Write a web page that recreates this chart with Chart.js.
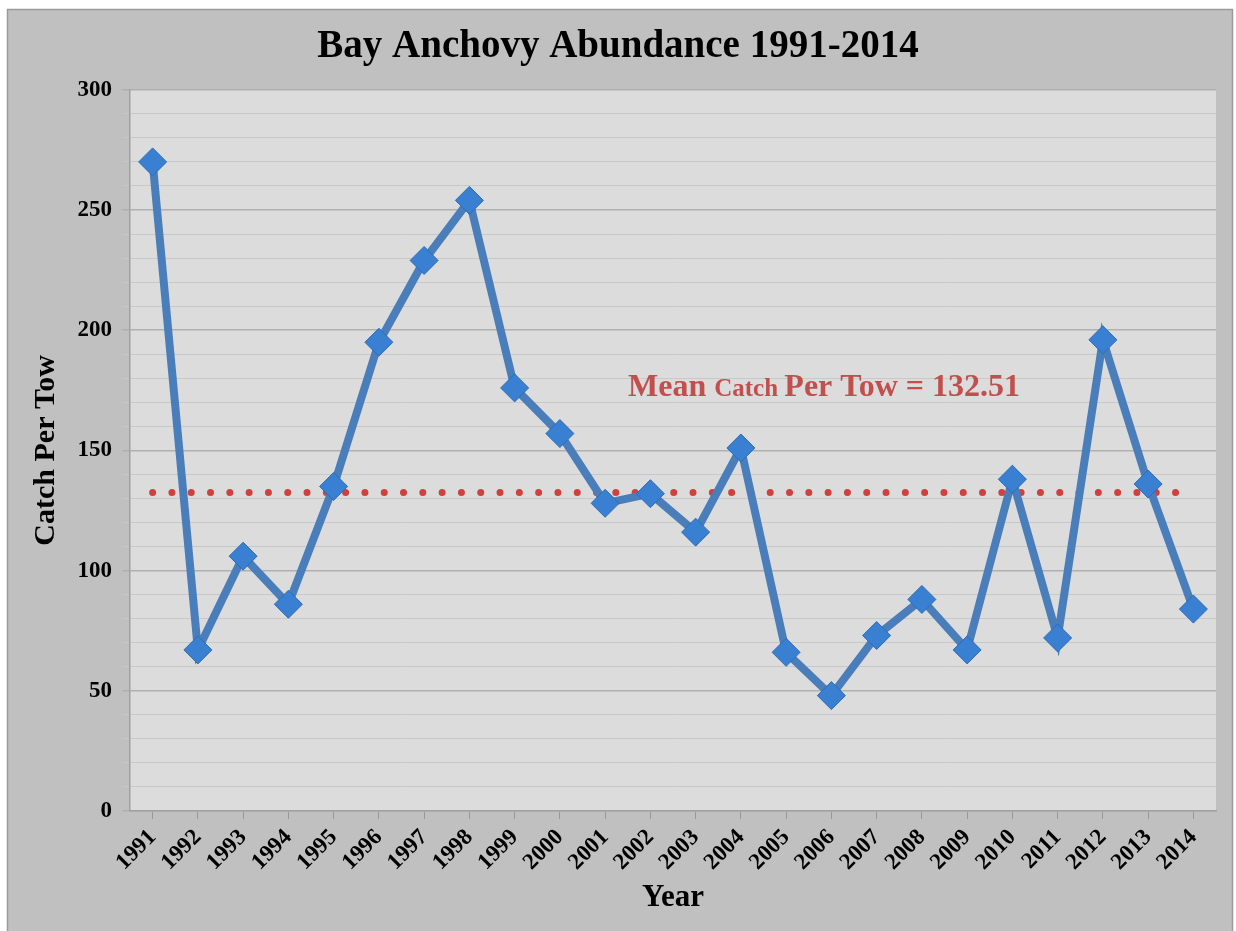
<!DOCTYPE html>
<html>
<head>
<meta charset="utf-8">
<script src="https://cdn.jsdelivr.net/npm/chart.js@4/dist/chart.umd.min.js"></script>
<style>
  html, body { margin: 0; padding: 0; background: #fff; }
  #wrap { width: 1236px; height: 931px; position: relative; }
</style>
</head>
<body>
<div id="wrap"><canvas id="anchovyChart" width="1236" height="931"></canvas></div>
<script>
// years (x axis)
var years = ["1991", "1992", "1993", "1994", "1995", "1996", "1997", "1998", "1999", "2000",
  "2001", "2002", "2003", "2004", "2005", "2006", "2007", "2008", "2009", "2010",
  "2011", "2012", "2013", "2014"];
// catch per tow
var catchPerTow = [270, 67, 106, 86, 135, 195, 229, 254, 176, 157,
  128, 132, 116, 151, 66, 48, 73, 88, 67, 138,
  72, 196, 136, 84];
// mean line
var meanValue = 132.51;
var meanLine = [132.51, 132.51, 132.51, 132.51, 132.51, 132.51, 132.51, 132.51, 132.51, 132.51,
  132.51, 132.51, 132.51, 132.51, 132.51, 132.51, 132.51, 132.51, 132.51, 132.51,
  132.51, 132.51, 132.51, 132.51];
// y tick labels shown
var yLabels = [0, 50, 100, 150, 200, 250, 300];

var serif = "'Liberation Serif', 'DejaVu Serif', serif";

// background: gray frame + light plot area
var bgPlugin = {
  id: 'bg',
  beforeDraw: function (chart) {
    var c = chart.ctx;
    var a = chart.chartArea;
    c.save();
    c.fillStyle = '#ffffff';
    c.fillRect(0, 0, chart.width, chart.height);
    c.fillStyle = '#c0c0c0';
    c.fillRect(7, 9, 1226, 922);
    c.strokeStyle = '#9a9a9a';
    c.lineWidth = 1.5;
    c.strokeRect(7.5, 9.5, 1225, 930);
    c.fillStyle = '#dcdcdc';
    c.fillRect(a.left, a.top, a.right - a.left, a.bottom - a.top);
    c.restore();
  },
  afterDatasetsDraw: function (chart) {
    // mean label
    var c = chart.ctx;
    var y = chart.scales.y.getPixelForValue(meanValue) - 96;
    var parts = [
      { t: "Mean ", f: "bold 32px " + serif },
      { t: "Catch ", f: "bold 25px " + serif },
      { t: "Per Tow = " + meanValue.toFixed(2), f: "bold 32px " + serif }
    ];
    c.save();
    c.fillStyle = '#c0504d';
    c.textBaseline = 'alphabetic';
    var x = 628;
    parts.forEach(function (p) {
      c.font = p.f;
      c.fillText(p.t, x, y);
      x += c.measureText(p.t).width;
    });
    c.restore();
  }
};

var ctx = document.getElementById("anchovyChart");
var myChart = new Chart(ctx, {
  type: 'line',
  data: {
    labels: years,
    datasets: [
      {
        label: "Catch Per Tow",
        data: catchPerTow,
        borderColor: "#4a7ebb",
        borderWidth: 8,
        pointStyle: 'rectRot',
        pointRadius: 14,
        pointBackgroundColor: "#3a80d2",
        pointBorderColor: "#2d6cb8",
        pointBorderWidth: 1,
        lineTension: 0,
        order: 0
      },
      {
        label: "Mean",
        data: meanLine,
        borderColor: "#d0403c",
        borderWidth: 7,
        borderDash: [0, 19.3],
        borderCapStyle: 'round',
        pointRadius: 0,
        fill: false,
        order: 1
      }
    ]
  },
  plugins: [bgPlugin],
  options: {
    responsive: false,
    animation: false,
    devicePixelRatio: 1,
    layout: { padding: { top: 12, right: 20, left: 20, bottom: 12 } },
    plugins: {
      legend: { display: false },
      tooltip: { enabled: false },
      title: {
        display: true,
        text: "Bay Anchovy Abundance 1991-2014",
        color: '#000',
        font: { family: serif, size: 39, weight: 'bold' },
        padding: { top: 12, bottom: 19 }
      }
    },
    scales: {
      x: {
        offset: true,
        afterFit: function (s) { s.height = 108; },
        grid: {
          offset: false,
          drawOnChartArea: false,
          drawTicks: true,
          tickLength: 8,
          color: '#999'
        },
        border: { color: '#a0a0a0', width: 1.5 },
        ticks: {
          color: '#000',
          minRotation: 45,
          maxRotation: 45,
          autoSkip: false,
          padding: 5,
          font: { family: serif, size: 23, weight: 'bold' }
        },
        title: {
          display: true,
          text: "Year",
          color: '#000',
          font: { family: serif, size: 31, weight: 'bold' },
          padding: { top: 4, bottom: 2 }
        }
      },
      y: {
        min: 0,
        max: 300,
        afterFit: function (s) { s.width = 110; },
        ticks: {
          stepSize: 10,
          maxTicksLimit: 100,
          autoSkip: false,
          color: '#000',
          padding: 10,
          font: { family: serif, size: 23, weight: 'bold' },
          callback: function (v) { return yLabels.indexOf(v) >= 0 ? v : ''; }
        },
        grid: {
          tickLength: 8,
          color: function (c) { return c.tick && c.tick.value % 50 === 0 ? '#b0b0b0' : '#c8c8c8'; },
          lineWidth: function (c) { return c.tick && c.tick.value % 50 === 0 ? 1.5 : 1; }
        },
        border: { color: '#a0a0a0', width: 1.5 },
        title: {
          display: true,
          text: "Catch Per Tow",
          color: '#000',
          font: { family: serif, size: 30, weight: 'bold' },
          padding: { top: 8, bottom: 4 }
        }
      }
    }
  }
});
</script>
</body>
</html>
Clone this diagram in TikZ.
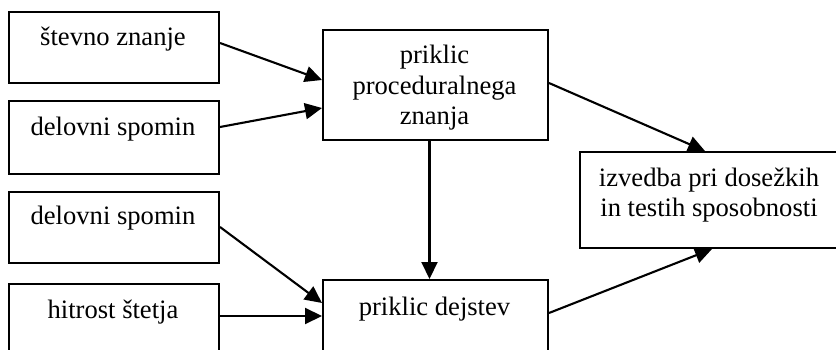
\documentclass[tikz,border=0pt]{standalone}
\usepackage{fontspec}
\setmainfont{Liberation Serif}
\usetikzlibrary{arrows.meta,calc}
\begin{document}
\begin{tikzpicture}[x=1pt,y=-1pt,
  box/.style={draw,line width=2pt,rectangle,inner sep=0pt,anchor=north west},
  lbl/.style={anchor=base,inner sep=0pt,align=center,font=\fontsize{26.6}{30.5}\selectfont},
  arr/.style={line width=2.1pt,-{Triangle[length=17pt,width=16pt]}}]
\useasboundingbox (0,0) rectangle (836,350);
\clip (0,0) rectangle (836,350);
% boxes
\node[box,minimum width=210pt,minimum height=71pt] (b1) at (8,11) {};
\node[box,minimum width=210pt,minimum height=73pt] (b2) at (8,100) {};
\node[box,minimum width=210pt,minimum height=71pt] (b3) at (8,191) {};
\node[box,minimum width=210pt,minimum height=90pt] (b4) at (8,283) {};
\node[box,minimum width=225pt,minimum height=110pt] (pp) at (322,29) {};
\node[box,minimum width=225pt,minimum height=90pt] (pd) at (322,279) {};
\node[box,minimum width=280pt,minimum height=96pt] (iz) at (579,151) {};
% labels
\node[lbl] (t1) at (113,46) {števno znanje};
\node[lbl] (t2) at (113,136) {delovni spomin};
\node[lbl] (t3) at (113,225) {delovni spomin};
\node[lbl] (t4) at (113,318) {hitrost štetja};
\node[lbl] (tp) at (434.5,125) {priklic\\proceduralnega\\znanja};
\node[lbl] (td) at (434.5,315) {priklic dejstev};
\node[lbl] (ti) at (709,217) {izvedba pri dosežkih\\in testih sposobnosti};
% connectors
\draw[arr] ([yshift=-32pt]b1.north east) -- ([yshift=-51pt]pp.north west);
\draw[arr] ([yshift=-27pt]b2.north east) -- ([yshift=-79pt]pp.north west);
\draw[arr] ([yshift=-36pt]b3.north east) -- ([yshift=-24pt]pd.north west);
\draw[arr] ([yshift=-33pt]b4.north east) -- ([yshift=-37pt]pd.north west);
\draw[arr] ([xshift=-6pt]pp.south) -- ([xshift=-6pt]pd.north);
\draw[arr] ([yshift=-54pt]pp.north east) -- ([xshift=126pt]iz.north west);
\draw[arr] ([yshift=-34pt]pd.north east) -- ([xshift=133pt]iz.south west);
\end{tikzpicture}
\end{document}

*WHAT TO DO:* Omit the pictures. Transcribe every record exactly.

*RESULT:*
Write a web page that recreates this chart with Chart.js.
<!DOCTYPE html>
<html>
<head>
<meta charset="utf-8">
<script src="https://cdn.jsdelivr.net/npm/chart.js@4/dist/chart.umd.min.js"></script>
<style>
  html, body { margin: 0; padding: 0; background: #fff; }
  #wrap { width: 1236px; height: 931px; position: relative; }
</style>
</head>
<body>
<div id="wrap"><canvas id="anchovyChart" width="1236" height="931"></canvas></div>
<script>
// years (x axis)
var years = ["1991", "1992", "1993", "1994", "1995", "1996", "1997", "1998", "1999", "2000",
  "2001", "2002", "2003", "2004", "2005", "2006", "2007", "2008", "2009", "2010",
  "2011", "2012", "2013", "2014"];
// catch per tow
var catchPerTow = [270, 67, 106, 86, 135, 195, 229, 254, 176, 157,
  128, 132, 116, 151, 66, 48, 73, 88, 67, 138,
  72, 196, 136, 84];
// mean line
var meanValue = 132.51;
var meanLine = [132.51, 132.51, 132.51, 132.51, 132.51, 132.51, 132.51, 132.51, 132.51, 132.51,
  132.51, 132.51, 132.51, 132.51, 132.51, 132.51, 132.51, 132.51, 132.51, 132.51,
  132.51, 132.51, 132.51, 132.51];
// y tick labels shown
var yLabels = [0, 50, 100, 150, 200, 250, 300];

var serif = "'Liberation Serif', 'DejaVu Serif', serif";

// background: gray frame + light plot area
var bgPlugin = {
  id: 'bg',
  beforeDraw: function (chart) {
    var c = chart.ctx;
    var a = chart.chartArea;
    c.save();
    c.fillStyle = '#ffffff';
    c.fillRect(0, 0, chart.width, chart.height);
    c.fillStyle = '#c0c0c0';
    c.fillRect(7, 9, 1226, 922);
    c.strokeStyle = '#9a9a9a';
    c.lineWidth = 1.5;
    c.strokeRect(7.5, 9.5, 1225, 930);
    c.fillStyle = '#dcdcdc';
    c.fillRect(a.left, a.top, a.right - a.left, a.bottom - a.top);
    c.restore();
  },
  afterDatasetsDraw: function (chart) {
    // mean label
    var c = chart.ctx;
    var y = chart.scales.y.getPixelForValue(meanValue) - 96;
    var parts = [
      { t: "Mean ", f: "bold 32px " + serif },
      { t: "Catch ", f: "bold 25px " + serif },
      { t: "Per Tow = " + meanValue.toFixed(2), f: "bold 32px " + serif }
    ];
    c.save();
    c.fillStyle = '#c0504d';
    c.textBaseline = 'alphabetic';
    var x = 628;
    parts.forEach(function (p) {
      c.font = p.f;
      c.fillText(p.t, x, y);
      x += c.measureText(p.t).width;
    });
    c.restore();
  }
};

var ctx = document.getElementById("anchovyChart");
var myChart = new Chart(ctx, {
  type: 'line',
  data: {
    labels: years,
    datasets: [
      {
        label: "Catch Per Tow",
        data: catchPerTow,
        borderColor: "#4a7ebb",
        borderWidth: 8,
        pointStyle: 'rectRot',
        pointRadius: 14,
        pointBackgroundColor: "#3a80d2",
        pointBorderColor: "#2d6cb8",
        pointBorderWidth: 1,
        lineTension: 0,
        order: 0
      },
      {
        label: "Mean",
        data: meanLine,
        borderColor: "#d0403c",
        borderWidth: 7,
        borderDash: [0, 19.3],
        borderCapStyle: 'round',
        pointRadius: 0,
        fill: false,
        order: 1
      }
    ]
  },
  plugins: [bgPlugin],
  options: {
    responsive: false,
    animation: false,
    devicePixelRatio: 1,
    layout: { padding: { top: 12, right: 20, left: 20, bottom: 12 } },
    plugins: {
      legend: { display: false },
      tooltip: { enabled: false },
      title: {
        display: true,
        text: "Bay Anchovy Abundance 1991-2014",
        color: '#000',
        font: { family: serif, size: 39, weight: 'bold' },
        padding: { top: 12, bottom: 19 }
      }
    },
    scales: {
      x: {
        offset: true,
        afterFit: function (s) { s.height = 108; },
        grid: {
          offset: false,
          drawOnChartArea: false,
          drawTicks: true,
          tickLength: 8,
          color: '#999'
        },
        border: { color: '#a0a0a0', width: 1.5 },
        ticks: {
          color: '#000',
          minRotation: 45,
          maxRotation: 45,
          autoSkip: false,
          padding: 5,
          font: { family: serif, size: 23, weight: 'bold' }
        },
        title: {
          display: true,
          text: "Year",
          color: '#000',
          font: { family: serif, size: 31, weight: 'bold' },
          padding: { top: 4, bottom: 2 }
        }
      },
      y: {
        min: 0,
        max: 300,
        afterFit: function (s) { s.width = 110; },
        ticks: {
          stepSize: 10,
          maxTicksLimit: 100,
          autoSkip: false,
          color: '#000',
          padding: 10,
          font: { family: serif, size: 23, weight: 'bold' },
          callback: function (v) { return yLabels.indexOf(v) >= 0 ? v : ''; }
        },
        grid: {
          tickLength: 8,
          color: function (c) { return c.tick && c.tick.value % 50 === 0 ? '#b0b0b0' : '#c8c8c8'; },
          lineWidth: function (c) { return c.tick && c.tick.value % 50 === 0 ? 1.5 : 1; }
        },
        border: { color: '#a0a0a0', width: 1.5 },
        title: {
          display: true,
          text: "Catch Per Tow",
          color: '#000',
          font: { family: serif, size: 30, weight: 'bold' },
          padding: { top: 8, bottom: 4 }
        }
      }
    }
  }
});
</script>
</body>
</html>
Clone this diagram in TikZ.
\documentclass[tikz,border=0pt]{standalone}
\usepackage{fontspec}
\setmainfont{Liberation Serif}
\usetikzlibrary{arrows.meta,calc}
\begin{document}
\begin{tikzpicture}[x=1pt,y=-1pt,
  box/.style={draw,line width=2pt,rectangle,inner sep=0pt,anchor=north west},
  lbl/.style={anchor=base,inner sep=0pt,align=center,font=\fontsize{26.6}{30.5}\selectfont},
  arr/.style={line width=2.1pt,-{Triangle[length=17pt,width=16pt]}}]
\useasboundingbox (0,0) rectangle (836,350);
\clip (0,0) rectangle (836,350);
% boxes
\node[box,minimum width=210pt,minimum height=71pt] (b1) at (8,11) {};
\node[box,minimum width=210pt,minimum height=73pt] (b2) at (8,100) {};
\node[box,minimum width=210pt,minimum height=71pt] (b3) at (8,191) {};
\node[box,minimum width=210pt,minimum height=90pt] (b4) at (8,283) {};
\node[box,minimum width=225pt,minimum height=110pt] (pp) at (322,29) {};
\node[box,minimum width=225pt,minimum height=90pt] (pd) at (322,279) {};
\node[box,minimum width=280pt,minimum height=96pt] (iz) at (579,151) {};
% labels
\node[lbl] (t1) at (113,46) {števno znanje};
\node[lbl] (t2) at (113,136) {delovni spomin};
\node[lbl] (t3) at (113,225) {delovni spomin};
\node[lbl] (t4) at (113,318) {hitrost štetja};
\node[lbl] (tp) at (434.5,125) {priklic\\proceduralnega\\znanja};
\node[lbl] (td) at (434.5,315) {priklic dejstev};
\node[lbl] (ti) at (709,217) {izvedba pri dosežkih\\in testih sposobnosti};
% connectors
\draw[arr] ([yshift=-32pt]b1.north east) -- ([yshift=-51pt]pp.north west);
\draw[arr] ([yshift=-27pt]b2.north east) -- ([yshift=-79pt]pp.north west);
\draw[arr] ([yshift=-36pt]b3.north east) -- ([yshift=-24pt]pd.north west);
\draw[arr] ([yshift=-33pt]b4.north east) -- ([yshift=-37pt]pd.north west);
\draw[arr] ([xshift=-6pt]pp.south) -- ([xshift=-6pt]pd.north);
\draw[arr] ([yshift=-54pt]pp.north east) -- ([xshift=126pt]iz.north west);
\draw[arr] ([yshift=-34pt]pd.north east) -- ([xshift=133pt]iz.south west);
\end{tikzpicture}
\end{document}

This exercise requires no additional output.